**Material provided**

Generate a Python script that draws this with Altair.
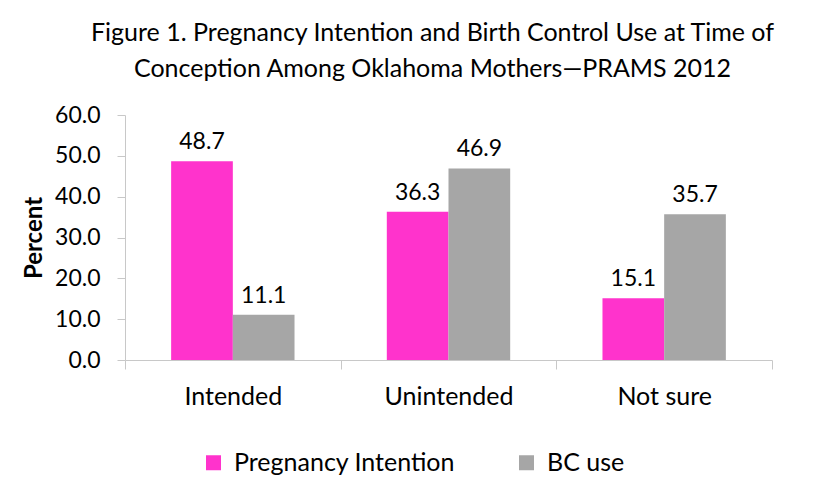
import altair as alt
import pandas as pd

categories = ["Intended", "Unintended", "Not sure"]
series = ["Pregnancy Intention", "BC use"]
preg_values = [48.7, 36.3, 15.1]
bc_values = [11.1, 46.9, 35.7]
colors = ["#FF33CC", "#A6A6A6"]

rows = []
for c, p, b in zip(categories, preg_values, bc_values):
    rows.append({"cat": c, "series": series[0], "value": p})
    rows.append({"cat": c, "series": series[1], "value": b})
df = pd.DataFrame(rows)

FONT = "Lato"

base = alt.Chart(df).encode(
    x=alt.X("cat:N", sort=categories, title=None,
            scale=alt.Scale(paddingInner=0, paddingOuter=0),
            axis=alt.Axis(tickBand="extent", labelAngle=0, labelFontSize=25,
                          labelFont=FONT, labelColor="black", labelPadding=15,
                          domainColor="#C8C8C8", tickColor="#C8C8C8", tickSize=9)),
    xOffset=alt.XOffset("series:N", sort=series,
                        scale=alt.Scale(paddingInner=0, paddingOuter=0.748)),
)

bars = base.mark_bar().encode(
    y=alt.Y("value:Q", title="Percent",
            scale=alt.Scale(domain=[0, 60]),
            axis=alt.Axis(values=[0, 10, 20, 30, 40, 50, 60], format=".1f",
                          grid=False, labelFontSize=23, labelFont=FONT,
                          labelColor="black", titleFont=FONT, titleFontSize=24,
                          titleFontWeight="bold", titleColor="black",
                          domainColor="#C8C8C8", tickColor="#C8C8C8", tickSize=8,
                          labelPadding=17, titlePadding=8)),
    color=alt.Color("series:N", sort=series,
                    scale=alt.Scale(domain=series, range=colors),
                    legend=alt.Legend(title=None, orient="none", direction="horizontal",
                                      legendX=76, legendY=335,
                                      symbolType="square", symbolSize=225,
                                      symbolStrokeWidth=0, labelLimit=0,
                                      labelFontSize=25, labelFont=FONT,
                                      labelColor="black", columnPadding=58,
                                      symbolOffset=0, labelOffset=8)),
)

labels = base.mark_text(baseline="alphabetic", dy=-12, fontSize=23, font=FONT,
                        color="black").encode(
    y="value:Q",
    text=alt.Text("value:Q", format=".1f"),
)

chart = alt.layer(bars, labels).properties(
    width=647, height=245,
    autosize=alt.AutoSizeParams(type="none"),
    padding={"left": 117, "top": 107, "right": 40, "bottom": 118},
    title=alt.Title(["Figure 1. Pregnancy Intention and Birth Control Use at Time of",
                     "Conception Among Oklahoma Mothers\u2014PRAMS 2012"],
                    font=FONT, fontSize=25, fontWeight="normal", color="black",
                    anchor="middle", dx=-16, offset=22, lineHeight=36),
).configure_view(stroke=None)

chart.save("out.html", embed_options={"renderer": "svg", "actions": False})
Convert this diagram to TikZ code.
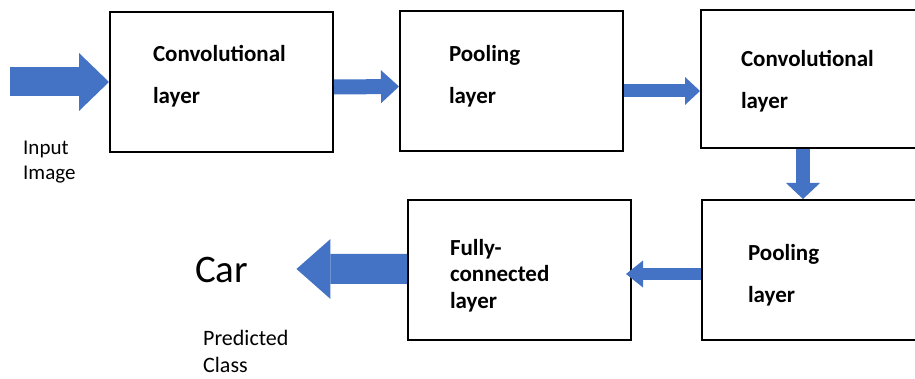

**What is asked**
Retype every record above exactly as written, but leave out the pictures.

**Output for this task**
Generate a Python script that draws this with Altair.
import altair as alt
import pandas as pd

categories = ["Intended", "Unintended", "Not sure"]
series = ["Pregnancy Intention", "BC use"]
preg_values = [48.7, 36.3, 15.1]
bc_values = [11.1, 46.9, 35.7]
colors = ["#FF33CC", "#A6A6A6"]

rows = []
for c, p, b in zip(categories, preg_values, bc_values):
    rows.append({"cat": c, "series": series[0], "value": p})
    rows.append({"cat": c, "series": series[1], "value": b})
df = pd.DataFrame(rows)

FONT = "Lato"

base = alt.Chart(df).encode(
    x=alt.X("cat:N", sort=categories, title=None,
            scale=alt.Scale(paddingInner=0, paddingOuter=0),
            axis=alt.Axis(tickBand="extent", labelAngle=0, labelFontSize=25,
                          labelFont=FONT, labelColor="black", labelPadding=15,
                          domainColor="#C8C8C8", tickColor="#C8C8C8", tickSize=9)),
    xOffset=alt.XOffset("series:N", sort=series,
                        scale=alt.Scale(paddingInner=0, paddingOuter=0.748)),
)

bars = base.mark_bar().encode(
    y=alt.Y("value:Q", title="Percent",
            scale=alt.Scale(domain=[0, 60]),
            axis=alt.Axis(values=[0, 10, 20, 30, 40, 50, 60], format=".1f",
                          grid=False, labelFontSize=23, labelFont=FONT,
                          labelColor="black", titleFont=FONT, titleFontSize=24,
                          titleFontWeight="bold", titleColor="black",
                          domainColor="#C8C8C8", tickColor="#C8C8C8", tickSize=8,
                          labelPadding=17, titlePadding=8)),
    color=alt.Color("series:N", sort=series,
                    scale=alt.Scale(domain=series, range=colors),
                    legend=alt.Legend(title=None, orient="none", direction="horizontal",
                                      legendX=76, legendY=335,
                                      symbolType="square", symbolSize=225,
                                      symbolStrokeWidth=0, labelLimit=0,
                                      labelFontSize=25, labelFont=FONT,
                                      labelColor="black", columnPadding=58,
                                      symbolOffset=0, labelOffset=8)),
)

labels = base.mark_text(baseline="alphabetic", dy=-12, fontSize=23, font=FONT,
                        color="black").encode(
    y="value:Q",
    text=alt.Text("value:Q", format=".1f"),
)

chart = alt.layer(bars, labels).properties(
    width=647, height=245,
    autosize=alt.AutoSizeParams(type="none"),
    padding={"left": 117, "top": 107, "right": 40, "bottom": 118},
    title=alt.Title(["Figure 1. Pregnancy Intention and Birth Control Use at Time of",
                     "Conception Among Oklahoma Mothers\u2014PRAMS 2012"],
                    font=FONT, fontSize=25, fontWeight="normal", color="black",
                    anchor="middle", dx=-16, offset=22, lineHeight=36),
).configure_view(stroke=None)

chart.save("out.html", embed_options={"renderer": "svg", "actions": False})
Convert this diagram to TikZ code.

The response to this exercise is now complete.